On one hand, 2023 was the year that consequences caught up with the crypto industry. The highest-profile event was the criminal trial of Sam Bankman-Fried and his cryptocurrency exchange FTX, which revealed how the former golden child of crypto had brazenly been doing a lot of crime (and a lot of cringe, too). His rival, Binance’s CEO Changpeng Zhao, looked ascendant in its aftermath — before he, too, was convicted of a crime after pleading guilty to money laundering charges and subsequently resigned from his position. 

It’s not just crime galore at the top of the industry but also what many experience at the grassroots level. Anecdotally, there feels like an endless stream of stories about huge crypto scams ripping off Australians.

All this has hardened the stance of its critics. American antitrust advocate and director of research at the American Economic Liberties Project Matt Stoller summed it up when he shut down a question on X, formerly Twitter: “I not interested in an in-depth good faith discussion of bitcoin after the scams, fraud, grift, and terrorist financing facilitated by crypto of the last two years. If you’re in the industry today you’re a scumbag.”

And yet, the crypto bulls are quietly — at least compared to their brashness at crypto’s hype peak a few years back — chuffed about how the industry is maturing. Normal people don’t know about crypto developments such as those cited in cryptocurrency publication CoinDesk’s piece by Paul Brody, like legislation allowing regulated trading in the EU and the creation of ETFs in the US, but these things have nudged crypto towards responsibility. These are the green shoots of a less cowboy, more careful industry that people can trust and use, they claim.

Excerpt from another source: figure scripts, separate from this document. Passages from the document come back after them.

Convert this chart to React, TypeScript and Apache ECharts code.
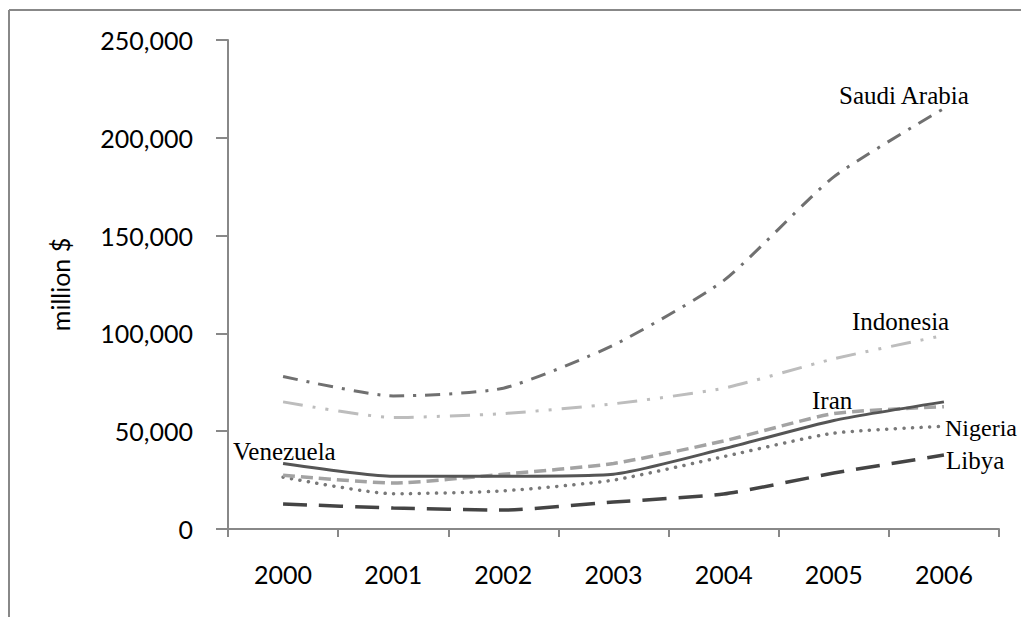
import React, { useEffect, useRef } from "react";
import * as echarts from "echarts";

const years = ["2000", "2001", "2002", "2003", "2004", "2005", "2006"];
const saudiArabia = [78000, 68000, 72000, 94000, 127000, 180000, 215000];
const indonesia = [65000, 57000, 59000, 64000, 72000, 87000, 99000];
const iran = [27500, 23500, 28000, 33500, 45000, 59000, 62500];
const venezuela = [33500, 27000, 27000, 28000, 41000, 55500, 65000];
const nigeria = [26500, 18000, 19500, 25000, 37000, 49000, 52500];
const libya = [12800, 10700, 9700, 13800, 17900, 28600, 37800];
const yTicks = [0, 50000, 100000, 150000, 200000, 250000];

const SERIF = "'Liberation Serif', 'Times New Roman', serif";
const SANS = "Lato, Carlito, Calibri, sans-serif";

export default function App() {
  const ref = useRef<HTMLDivElement>(null);
  useEffect(() => {
    document.body.style.margin = "0";
    if (!ref.current) return;
    const chart = echarts.init(ref.current, null, { renderer: "svg" });
    const mk = (name: string, data: number[], color: string, width: number, type: any, cap: any = "butt") => ({
      name,
      type: "line",
      data,
      smooth: 0.2,
      showSymbol: false,
      symbol: "none",
      lineStyle: { color, width, type, cap },
      z: 3,
    });
    const label = (text: string, x: number, y: number, size = 25) => ({
      type: "text",
      x,
      y,
      style: { text, font: `${size}px ${SERIF}`, fill: "#000", textAlign: "left", textVerticalAlign: "middle" },
      z: 10,
    });
    chart.setOption({
      animation: false,
      backgroundColor: "#fff",
      grid: { left: 228, right: 22, top: 40, bottom: 88, containLabel: false },
      xAxis: {
        type: "category",
        data: years,
        boundaryGap: true,
        axisLine: { lineStyle: { color: "#888", width: 2 } },
        axisTick: { show: true, length: 8, lineStyle: { color: "#888", width: 2 } },
        axisLabel: { color: "#000", fontFamily: SANS, fontSize: 25, margin: 32 },
        splitLine: { show: false },
      },
      yAxis: {
        type: "value",
        min: yTicks[0],
        max: yTicks[yTicks.length - 1],
        interval: 50000,
        name: "million $",
        nameLocation: "middle",
        nameGap: 156,
        nameRotate: 90,
        nameTextStyle: { color: "#000", fontFamily: SANS, fontSize: 25 },
        axisLine: { show: true, lineStyle: { color: "#888", width: 2 } },
        axisTick: { show: true, length: 12, lineStyle: { color: "#888", width: 2 } },
        axisLabel: {
          color: "#000",
          fontFamily: SANS,
          fontSize: 25,
          margin: 35,
          formatter: (v: number) => v.toLocaleString("en-US"),
        },
        splitLine: { show: false },
      },
      series: [
        mk("Saudi Arabia", saudiArabia, "#707070", 3, [15, 9, 3, 9]),
        mk("Indonesia", indonesia, "#bdbdbd", 3, [20, 10, 3, 10, 3, 10]),
        mk("Libya", libya, "#444444", 3.5, [24, 12]),
        mk("Nigeria", nigeria, "#787878", 3.5, [0.1, 8.5], "round"),
        mk("Iran", iran, "#a3a3a3", 3.5, [12, 6]),
        mk("Venezuela", venezuela, "#555555", 3, "solid"),
      ],
      graphic: [
        { type: "line", shape: { x1: 9, y1: 10, x2: 1021, y2: 10 }, style: { stroke: "#888", lineWidth: 2 } },
        { type: "line", shape: { x1: 9, y1: 10, x2: 9, y2: 617 }, style: { stroke: "#888", lineWidth: 2 } },
        label("Saudi Arabia", 839, 95),
        label("Indonesia", 852, 321),
        label("Iran", 812, 400),
        label("Nigeria", 945, 428, 24),
        label("Libya", 946, 460),
        label("Venezuela", 233, 451),
      ],
    });
    return () => chart.dispose();
  }, []);
  return <div ref={ref} style={{ width: 1021, height: 617 }} />;
}
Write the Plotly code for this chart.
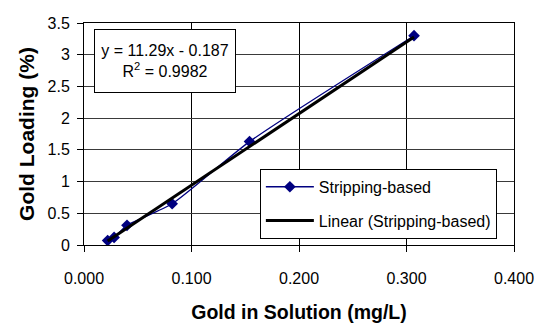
import plotly.graph_objects as go

# Data
gold_in_solution = [0.022, 0.028, 0.040, 0.082, 0.154, 0.307]   # mg/L
gold_loading = [0.07, 0.12, 0.31, 0.65, 1.63, 3.30]              # %
series_name = "Stripping-based"
trend_name = "Linear (Stripping-based)"
trend_slope = 11.29
trend_intercept = -0.187
r_squared = 0.9982

x_ticks = [0.0, 0.1, 0.2, 0.3, 0.4]
x_tick_labels = ["0.000", "0.100", "0.200", "0.300", "0.400"]
y_ticks = [0, 0.5, 1, 1.5, 2, 2.5, 3, 3.5]
y_tick_labels = ["0", "0.5", "1", "1.5", "2", "2.5", "3", "3.5"]

FONT = "Arial, 'Liberation Sans', sans-serif"

trend_x = [min(gold_in_solution), max(gold_in_solution)]
trend_y = [trend_slope * v + trend_intercept for v in trend_x]

fig = go.Figure()
fig.add_trace(go.Scatter(
    x=gold_in_solution, y=gold_loading, name=series_name,
    mode="lines+markers", line=dict(color="#000080", width=1.3, shape="spline", smoothing=0.6),
    marker=dict(symbol="diamond", size=9, color="#000080"),
    legendgroup="a",
))
fig.add_trace(go.Scatter(
    x=trend_x, y=trend_y, name=trend_name, mode="lines",
    line=dict(color="black", width=3), legendgroup="b",
))

fig.update_layout(
    width=537, height=323,
    margin=dict(l=84, r=23, t=23, b=78),
    paper_bgcolor="white", plot_bgcolor="white",
    font=dict(family=FONT, color="black", size=16),
    showlegend=True,
    legend=dict(
        x=0.409, y=0.343, xanchor="left", yanchor="top",
        bgcolor="white", bordercolor="black", borderwidth=1,
        font=dict(family=FONT, size=16, color="black"),
        tracegroupgap=10, traceorder="grouped", itemwidth=48,
    ),
    annotations=[dict(
        xref="paper", yref="paper", x=0.1877, y=0.8307,
        xanchor="center", yanchor="middle", showarrow=False,
        text=f"y = {trend_slope}x - {abs(trend_intercept)}<br>R<sup>2</sup> = {r_squared}",
        font=dict(family=FONT, size=16, color="black"),
        bgcolor="white", bordercolor="black", borderwidth=1, borderpad=4,
        width=132, height=54, align="center",
    )],
)

fig.update_xaxes(
    range=[0, 0.4], tickvals=x_ticks, ticktext=x_tick_labels,
    showgrid=True, gridcolor="black", gridwidth=1,
    showline=True, linecolor="black", linewidth=1, mirror=True,
    ticks="outside", ticklen=6, tickcolor="black",
    ticklabelstandoff=13, zeroline=False,
    tickfont=dict(family=FONT, size=16),
    title=dict(text="<b>Gold in Solution (mg/L)</b>", font=dict(family=FONT, size=19.5), standoff=21),
    automargin=False,
)
fig.update_yaxes(
    range=[0, 3.5], tickvals=y_ticks, ticktext=y_tick_labels,
    showgrid=True, gridcolor="#3a3a3a", gridwidth=1,
    showline=True, linecolor="black", linewidth=1, mirror=True,
    ticks="outside", ticklen=6, tickcolor="black",
    ticklabelstandoff=4, zeroline=False,
    tickfont=dict(family=FONT, size=16),
    title=dict(text="<b>Gold Loading (%)</b>", font=dict(family=FONT, size=21), standoff=7),
    automargin=False,
)

fig.write_html("out.html")
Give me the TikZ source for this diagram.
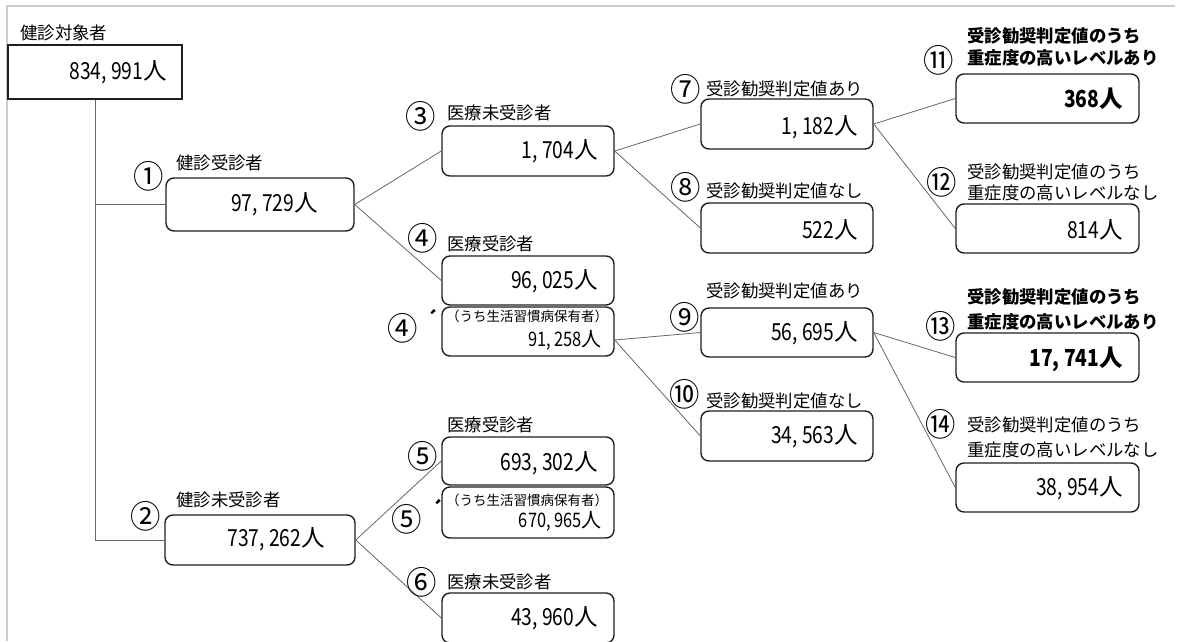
\documentclass[tikz,border=0pt]{standalone}
\usepackage{fontspec}
\setmainfont{Noto Sans CJK JP}
\newfontfamily\numf{Noto Sans CJK JP}[FakeStretch=0.82]
\newfontfamily\circf{Noto Sans CJK JP}[FakeStretch=0.95]
\definecolor{boxc}{gray}{0.12}
\definecolor{connc}{gray}{0.40}
\definecolor{framec}{gray}{0.80}
\newcommand\nm[1]{{\numf #1}人}
\tikzset{
 box/.style={draw=boxc, line width=1.4pt, rounded corners=8pt, inner sep=0pt},
 sqbox/.style={draw=boxc, line width=1.2pt, inner sep=0pt},
 lab/.style={anchor=west, inner sep=0pt, font=\fontsize{17.4}{20}\selectfont},
 blab/.style={anchor=west, inner sep=0pt, font=\fontsize{17.4}{20}\selectfont\bfseries},
 circ/.style={inner sep=0pt, font=\fontsize{32}{32}\selectfont\circf},
 num/.style={anchor=east, inner sep=0pt, font=\fontsize{23.5}{24}\selectfont},
 bnum/.style={anchor=east, inner sep=0pt, font=\fontsize{23.5}{24}\selectfont\bfseries},
 snum/.style={anchor=east, inner sep=0pt, font=\fontsize{20}{20}\selectfont},
 small/.style={inner sep=0pt, font=\fontsize{13.5}{16}\selectfont},
 acc/.style={inner sep=0pt, font=\fontsize{18}{18}\selectfont\bfseries},
 conn/.style={draw=connc, line width=0.8pt},
}
\begin{document}
\begin{tikzpicture}[x=1pt,y=-1pt]
\useasboundingbox (0,0) rectangle (1178,641);
\draw[framec, line width=2pt] (7,641) -- (7,6) -- (1175,6);

% boxes
\node[sqbox, minimum width=174pt, minimum height=54pt] (root) at (95,72) {};
\node[box, minimum width=188pt, minimum height=53pt] (b1) at (260,204.5) {};
\node[box, minimum width=190pt, minimum height=50pt] (b2) at (260,540) {};
\node[box, minimum width=172pt, minimum height=50pt] (b3) at (528,151) {};
\node[box, minimum width=172pt, minimum height=49pt] (b4) at (528,280.5) {};
\node[box, minimum width=172pt, minimum height=49pt] (b4s) at (528,331.5) {};
\node[box, minimum width=172pt, minimum height=48pt] (b5) at (528,461) {};
\node[box, minimum width=172pt, minimum height=51pt] (b5s) at (528,512.5) {};
\node[box, minimum width=172pt, minimum height=50pt] (b6) at (528,618) {};
\node[box, minimum width=172pt, minimum height=50pt] (b7) at (787,124) {};
\node[box, minimum width=172pt, minimum height=50pt] (b8) at (787,228) {};
\node[box, minimum width=172pt, minimum height=49pt] (b9) at (787,332.5) {};
\node[box, minimum width=172pt, minimum height=50pt] (b10) at (787,436) {};
\node[box, minimum width=183pt, minimum height=49pt] (b11) at (1047.5,98.5) {};
\node[box, minimum width=183pt, minimum height=49pt] (b12) at (1047.5,228.5) {};
\node[box, minimum width=183pt, minimum height=49pt] (b13) at (1047.5,357.5) {};
\node[box, minimum width=183pt, minimum height=49pt] (b14) at (1047.5,487.5) {};

% connectors
\draw[conn] (root.south) |- (b1.west);
\draw[conn] (root.south) |- (b2.west);
\draw[conn] (b1.east) -- (b3.west);
\draw[conn] (b1.east) -- (b4.west);
\draw[conn] (b2.east) -- (b5.west);
\draw[conn] (b2.east) -- (b6.west);
\draw[conn] (b3.east) -- (b7.west);
\draw[conn] (b3.east) -- (b8.west);
\coordinate (b4sx) at ([yshift=-8.5pt]b4s.east);
\draw[conn] (b4sx) -- (b9.west);
\draw[conn] (b4sx) -- (b10.west);
\draw[conn] (b7.east) -- (b11.west);
\draw[conn] (b7.east) -- (b12.west);
\draw[conn] (b9.east) -- (b13.west);
\draw[conn] (b9.east) -- (b14.west);

% numbers
\node[num] (n0) at (167,72) {\nm{834, 991}};
\node[num] (n1) at (318,204) {\nm{97, 729}};
\node[num] (n2) at (325,539) {\nm{737, 262}};
\node[num] (n3) at (598,151) {\nm{1, 704}};
\node[num] (n4) at (598,281) {\nm{96, 025}};
\node[small] (s4) at (527,316) {（うち生活習慣病保有者）};
\node[snum] (n4s) at (602,340) {\nm{91, 258}};
\node[num] (n5) at (598,463) {\nm{693, 302}};
\node[small] (s5) at (527,500) {（うち生活習慣病保有者）};
\node[snum] (n5s) at (602,521) {\nm{670, 965}};
\node[num] (n6) at (598,618) {\nm{43, 960}};
\node[num] (n7) at (858,127) {\nm{1, 182}};
\node[num] (n8) at (858,230) {\nm{522}};
\node[num] (n9) at (858,333) {\nm{56, 695}};
\node[num] (n10) at (858,436) {\nm{34, 563}};
\node[bnum] (n11) at (1123,99) {\nm{368}};
\node[num] (n12) at (1123,230) {\nm{814}};
\node[bnum] (n13) at (1123,359) {\nm{17, 741}};
\node[num] (n14) at (1123,488) {\nm{38, 954}};

% labels
\node[lab] (l0) at (20,33) {健診対象者};
\node[lab] (l1) at (176,163) {健診受診者};
\node[lab] (l2) at (176,500) {健診未受診者};
\node[lab] (l3) at (447,113) {医療未受診者};
\node[lab] (l4) at (447,244) {医療受診者};
\node[lab] (l5) at (447,425) {医療受診者};
\node[lab] (l6) at (447,582) {医療未受診者};
\node[lab] (l7) at (706,89) {受診勧奨判定値あり};
\node[lab] (l8) at (706,191) {受診勧奨判定値なし};
\node[lab] (l9) at (706,291) {受診勧奨判定値あり};
\node[lab] (l10) at (706,401) {受診勧奨判定値なし};
\node[blab] (l11a) at (967,36) {受診勧奨判定値のうち};
\node[blab] (l11b) at (967,58) {重症度の高いレベルあり};
\node[lab] (l12a) at (967,172) {受診勧奨判定値のうち};
\node[lab] (l12b) at (967,193) {重症度の高いレベルなし};
\node[blab] (l13a) at (967,297) {受診勧奨判定値のうち};
\node[blab] (l13b) at (967,322) {重症度の高いレベルあり};
\node[lab] (l14a) at (967,425) {受診勧奨判定値のうち};
\node[lab] (l14b) at (967,450) {重症度の高いレベルなし};

% circled numbers
\node[circ] (c1) at (149,176) {①};
\node[circ] (c2) at (146,516) {②};
\node[circ] (c3) at (421,116) {③};
\node[circ] (c4) at (423,238) {④};
\node[circ] (c4s) at (403,328) {④};
\node[acc] (a4) at (432,318) {´};
\node[circ] (c5) at (423,456) {⑤};
\node[circ] (c5s) at (407,519) {⑤};
\node[acc] (a5) at (437,508) {´};
\node[circ] (c6) at (422,582) {⑥};
\node[circ] (c7) at (686,89) {⑦};
\node[circ] (c8) at (686,187) {⑧};
\node[circ] (c9) at (685,317) {⑨};
\node[circ] (c10) at (685,394) {⑩};
\node[circ] (c11) at (939,60) {⑪};
\node[circ] (c12) at (942,182) {⑫};
\node[circ] (c13) at (941,326) {⑬};
\node[circ] (c14) at (941,424) {⑭};
\end{tikzpicture}
\end{document}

Or, if you want to ignore all the boring stuff, line go up. Cryptocurrency prices have rallied, like Bitcoin going above US$40,000 for the first time in two years. And exchanges are seeing more volume. Even though the hype level isn’t the same as it was when we were at the same point of the price curve last time, the truth is more people care about cryptocurrency when the going is good.

But the fact that people are starting to care more about cryptocurrency again as prices spike might be the biggest indictment for the industry, despite the attention and, presumably, riches it brings them. That’s because it shows that the crypto industry does not have a killer use case other than speculation (notwithstanding its use for illegally buying drugs online and other crimes) that is attracting people even when prices aren’t going up.

The only thing the vast majority of people know about cryptocurrency is that it has a volatile value, and that maybe, just maybe, it could make them wealthy if they play it right. The great hope of the industry is that all the people buying it might then use it for something — after all, you can’t use it if you don’t have it. 

Perhaps there’s something nascent that hasn’t reached mainstream yet that will soon be a compelling case to use cryptocurrency. If that’s the case, future audience, I apologise for my naivety. But until that’s the case, 2023 marked another year that the crypto industry failed to prove that most people should care.